● **SUPPLIED DATA**:

################

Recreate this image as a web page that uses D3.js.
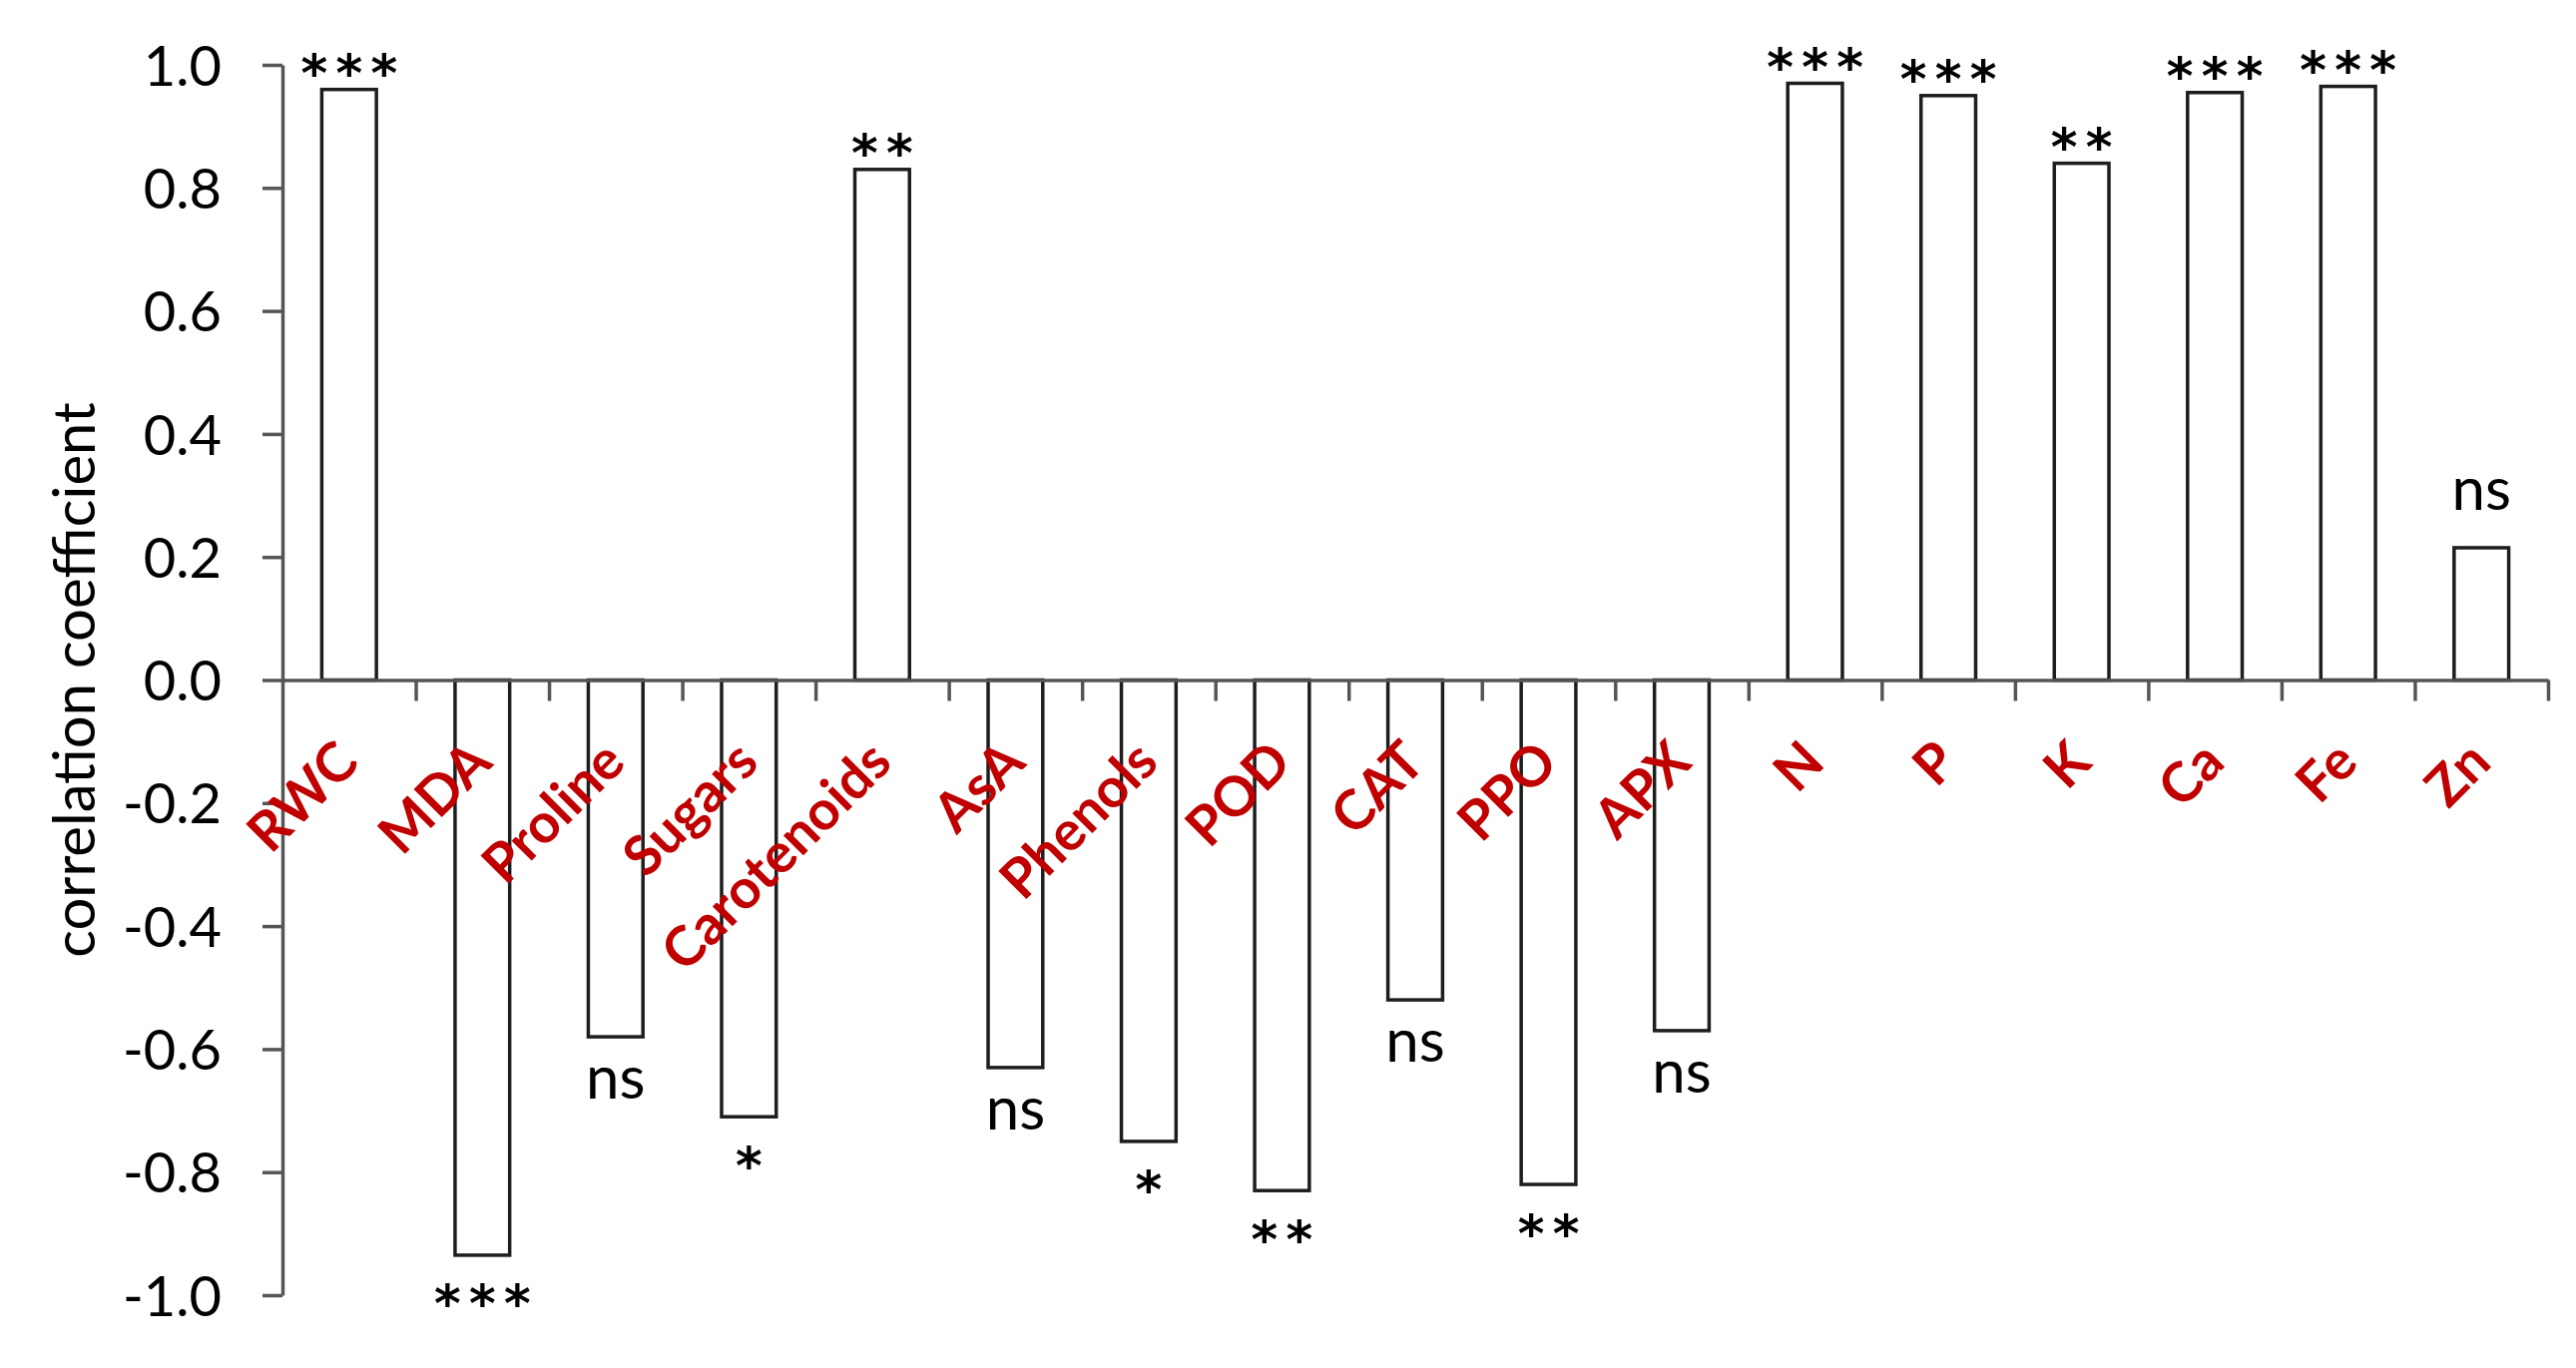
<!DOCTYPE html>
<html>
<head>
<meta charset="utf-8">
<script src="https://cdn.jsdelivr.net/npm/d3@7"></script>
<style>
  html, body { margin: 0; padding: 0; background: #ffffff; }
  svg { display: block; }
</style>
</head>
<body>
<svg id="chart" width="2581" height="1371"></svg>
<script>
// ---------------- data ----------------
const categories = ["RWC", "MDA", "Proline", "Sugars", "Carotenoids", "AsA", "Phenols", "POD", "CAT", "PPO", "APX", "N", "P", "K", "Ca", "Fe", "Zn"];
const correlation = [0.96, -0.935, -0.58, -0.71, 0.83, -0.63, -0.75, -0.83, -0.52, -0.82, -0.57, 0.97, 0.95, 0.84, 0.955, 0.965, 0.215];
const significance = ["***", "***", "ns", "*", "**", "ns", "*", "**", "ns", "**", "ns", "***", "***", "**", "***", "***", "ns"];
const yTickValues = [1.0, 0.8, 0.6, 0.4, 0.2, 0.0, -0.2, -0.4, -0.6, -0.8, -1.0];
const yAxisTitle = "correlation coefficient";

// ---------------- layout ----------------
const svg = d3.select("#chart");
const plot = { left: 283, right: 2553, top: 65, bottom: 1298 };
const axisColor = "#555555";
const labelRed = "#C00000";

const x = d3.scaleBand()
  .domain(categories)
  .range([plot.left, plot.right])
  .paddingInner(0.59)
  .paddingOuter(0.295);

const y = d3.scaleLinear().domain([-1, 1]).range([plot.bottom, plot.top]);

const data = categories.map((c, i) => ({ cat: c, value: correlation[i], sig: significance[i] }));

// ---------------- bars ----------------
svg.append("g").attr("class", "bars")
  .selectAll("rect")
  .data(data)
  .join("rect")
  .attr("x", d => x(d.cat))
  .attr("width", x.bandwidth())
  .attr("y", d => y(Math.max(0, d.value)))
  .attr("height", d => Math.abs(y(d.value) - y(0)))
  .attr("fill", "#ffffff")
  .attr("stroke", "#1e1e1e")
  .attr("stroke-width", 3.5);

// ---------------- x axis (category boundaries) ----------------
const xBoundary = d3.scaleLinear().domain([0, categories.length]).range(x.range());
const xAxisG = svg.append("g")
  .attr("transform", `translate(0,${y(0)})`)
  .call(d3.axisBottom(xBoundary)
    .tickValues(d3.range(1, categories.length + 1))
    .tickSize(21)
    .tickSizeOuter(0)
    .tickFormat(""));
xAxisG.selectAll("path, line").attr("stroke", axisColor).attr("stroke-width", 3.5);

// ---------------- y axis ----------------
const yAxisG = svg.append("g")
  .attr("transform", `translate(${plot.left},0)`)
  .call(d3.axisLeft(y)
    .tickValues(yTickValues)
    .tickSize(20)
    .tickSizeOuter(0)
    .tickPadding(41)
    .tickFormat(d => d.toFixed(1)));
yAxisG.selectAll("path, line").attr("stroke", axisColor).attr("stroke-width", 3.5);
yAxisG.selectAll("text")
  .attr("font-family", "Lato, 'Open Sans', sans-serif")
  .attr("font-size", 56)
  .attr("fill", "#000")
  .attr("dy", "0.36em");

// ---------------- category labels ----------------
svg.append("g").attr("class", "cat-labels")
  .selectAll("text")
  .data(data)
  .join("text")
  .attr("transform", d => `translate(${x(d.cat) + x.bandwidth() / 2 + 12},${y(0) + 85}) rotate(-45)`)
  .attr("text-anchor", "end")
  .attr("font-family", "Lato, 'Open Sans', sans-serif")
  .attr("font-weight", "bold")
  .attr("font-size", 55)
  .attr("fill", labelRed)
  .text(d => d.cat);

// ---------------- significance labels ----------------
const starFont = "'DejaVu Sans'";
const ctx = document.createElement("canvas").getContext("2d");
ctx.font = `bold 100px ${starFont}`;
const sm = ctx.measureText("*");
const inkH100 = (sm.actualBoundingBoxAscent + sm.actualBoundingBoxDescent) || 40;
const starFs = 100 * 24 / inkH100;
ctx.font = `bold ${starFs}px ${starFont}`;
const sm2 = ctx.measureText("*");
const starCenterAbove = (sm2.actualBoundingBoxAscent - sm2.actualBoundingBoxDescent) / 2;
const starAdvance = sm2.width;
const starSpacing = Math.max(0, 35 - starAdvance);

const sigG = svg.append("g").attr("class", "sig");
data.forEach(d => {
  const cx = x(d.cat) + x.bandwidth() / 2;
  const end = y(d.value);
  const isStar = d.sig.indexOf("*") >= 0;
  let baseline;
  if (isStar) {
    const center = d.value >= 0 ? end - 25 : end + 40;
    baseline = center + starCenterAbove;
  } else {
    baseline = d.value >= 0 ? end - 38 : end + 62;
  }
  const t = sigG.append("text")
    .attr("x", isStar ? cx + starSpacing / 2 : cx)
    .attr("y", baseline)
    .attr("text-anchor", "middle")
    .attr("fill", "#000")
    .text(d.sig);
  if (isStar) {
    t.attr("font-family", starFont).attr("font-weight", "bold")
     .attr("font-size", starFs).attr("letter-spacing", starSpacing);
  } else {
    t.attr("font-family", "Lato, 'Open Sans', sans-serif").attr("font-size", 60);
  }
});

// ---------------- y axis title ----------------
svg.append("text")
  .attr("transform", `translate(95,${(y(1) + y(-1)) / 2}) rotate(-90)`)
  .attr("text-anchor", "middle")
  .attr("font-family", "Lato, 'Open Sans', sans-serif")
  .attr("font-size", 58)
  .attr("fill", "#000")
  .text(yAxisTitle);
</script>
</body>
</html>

################

● **TO DO**: Leave out the pictures and output the rest of the material exactly as written.

● **RIGHT ANSWER**:
Recreate this image as a web page that uses D3.js.
<!DOCTYPE html>
<html>
<head>
<meta charset="utf-8">
<script src="https://cdn.jsdelivr.net/npm/d3@7"></script>
<style>
  html, body { margin: 0; padding: 0; background: #ffffff; }
  svg { display: block; }
</style>
</head>
<body>
<svg id="chart" width="2581" height="1371"></svg>
<script>
// ---------------- data ----------------
const categories = ["RWC", "MDA", "Proline", "Sugars", "Carotenoids", "AsA", "Phenols", "POD", "CAT", "PPO", "APX", "N", "P", "K", "Ca", "Fe", "Zn"];
const correlation = [0.96, -0.935, -0.58, -0.71, 0.83, -0.63, -0.75, -0.83, -0.52, -0.82, -0.57, 0.97, 0.95, 0.84, 0.955, 0.965, 0.215];
const significance = ["***", "***", "ns", "*", "**", "ns", "*", "**", "ns", "**", "ns", "***", "***", "**", "***", "***", "ns"];
const yTickValues = [1.0, 0.8, 0.6, 0.4, 0.2, 0.0, -0.2, -0.4, -0.6, -0.8, -1.0];
const yAxisTitle = "correlation coefficient";

// ---------------- layout ----------------
const svg = d3.select("#chart");
const plot = { left: 283, right: 2553, top: 65, bottom: 1298 };
const axisColor = "#555555";
const labelRed = "#C00000";

const x = d3.scaleBand()
  .domain(categories)
  .range([plot.left, plot.right])
  .paddingInner(0.59)
  .paddingOuter(0.295);

const y = d3.scaleLinear().domain([-1, 1]).range([plot.bottom, plot.top]);

const data = categories.map((c, i) => ({ cat: c, value: correlation[i], sig: significance[i] }));

// ---------------- bars ----------------
svg.append("g").attr("class", "bars")
  .selectAll("rect")
  .data(data)
  .join("rect")
  .attr("x", d => x(d.cat))
  .attr("width", x.bandwidth())
  .attr("y", d => y(Math.max(0, d.value)))
  .attr("height", d => Math.abs(y(d.value) - y(0)))
  .attr("fill", "#ffffff")
  .attr("stroke", "#1e1e1e")
  .attr("stroke-width", 3.5);

// ---------------- x axis (category boundaries) ----------------
const xBoundary = d3.scaleLinear().domain([0, categories.length]).range(x.range());
const xAxisG = svg.append("g")
  .attr("transform", `translate(0,${y(0)})`)
  .call(d3.axisBottom(xBoundary)
    .tickValues(d3.range(1, categories.length + 1))
    .tickSize(21)
    .tickSizeOuter(0)
    .tickFormat(""));
xAxisG.selectAll("path, line").attr("stroke", axisColor).attr("stroke-width", 3.5);

// ---------------- y axis ----------------
const yAxisG = svg.append("g")
  .attr("transform", `translate(${plot.left},0)`)
  .call(d3.axisLeft(y)
    .tickValues(yTickValues)
    .tickSize(20)
    .tickSizeOuter(0)
    .tickPadding(41)
    .tickFormat(d => d.toFixed(1)));
yAxisG.selectAll("path, line").attr("stroke", axisColor).attr("stroke-width", 3.5);
yAxisG.selectAll("text")
  .attr("font-family", "Lato, 'Open Sans', sans-serif")
  .attr("font-size", 56)
  .attr("fill", "#000")
  .attr("dy", "0.36em");

// ---------------- category labels ----------------
svg.append("g").attr("class", "cat-labels")
  .selectAll("text")
  .data(data)
  .join("text")
  .attr("transform", d => `translate(${x(d.cat) + x.bandwidth() / 2 + 12},${y(0) + 85}) rotate(-45)`)
  .attr("text-anchor", "end")
  .attr("font-family", "Lato, 'Open Sans', sans-serif")
  .attr("font-weight", "bold")
  .attr("font-size", 55)
  .attr("fill", labelRed)
  .text(d => d.cat);

// ---------------- significance labels ----------------
const starFont = "'DejaVu Sans'";
const ctx = document.createElement("canvas").getContext("2d");
ctx.font = `bold 100px ${starFont}`;
const sm = ctx.measureText("*");
const inkH100 = (sm.actualBoundingBoxAscent + sm.actualBoundingBoxDescent) || 40;
const starFs = 100 * 24 / inkH100;
ctx.font = `bold ${starFs}px ${starFont}`;
const sm2 = ctx.measureText("*");
const starCenterAbove = (sm2.actualBoundingBoxAscent - sm2.actualBoundingBoxDescent) / 2;
const starAdvance = sm2.width;
const starSpacing = Math.max(0, 35 - starAdvance);

const sigG = svg.append("g").attr("class", "sig");
data.forEach(d => {
  const cx = x(d.cat) + x.bandwidth() / 2;
  const end = y(d.value);
  const isStar = d.sig.indexOf("*") >= 0;
  let baseline;
  if (isStar) {
    const center = d.value >= 0 ? end - 25 : end + 40;
    baseline = center + starCenterAbove;
  } else {
    baseline = d.value >= 0 ? end - 38 : end + 62;
  }
  const t = sigG.append("text")
    .attr("x", isStar ? cx + starSpacing / 2 : cx)
    .attr("y", baseline)
    .attr("text-anchor", "middle")
    .attr("fill", "#000")
    .text(d.sig);
  if (isStar) {
    t.attr("font-family", starFont).attr("font-weight", "bold")
     .attr("font-size", starFs).attr("letter-spacing", starSpacing);
  } else {
    t.attr("font-family", "Lato, 'Open Sans', sans-serif").attr("font-size", 60);
  }
});

// ---------------- y axis title ----------------
svg.append("text")
  .attr("transform", `translate(95,${(y(1) + y(-1)) / 2}) rotate(-90)`)
  .attr("text-anchor", "middle")
  .attr("font-family", "Lato, 'Open Sans', sans-serif")
  .attr("font-size", 58)
  .attr("fill", "#000")
  .text(yAxisTitle);
</script>
</body>
</html>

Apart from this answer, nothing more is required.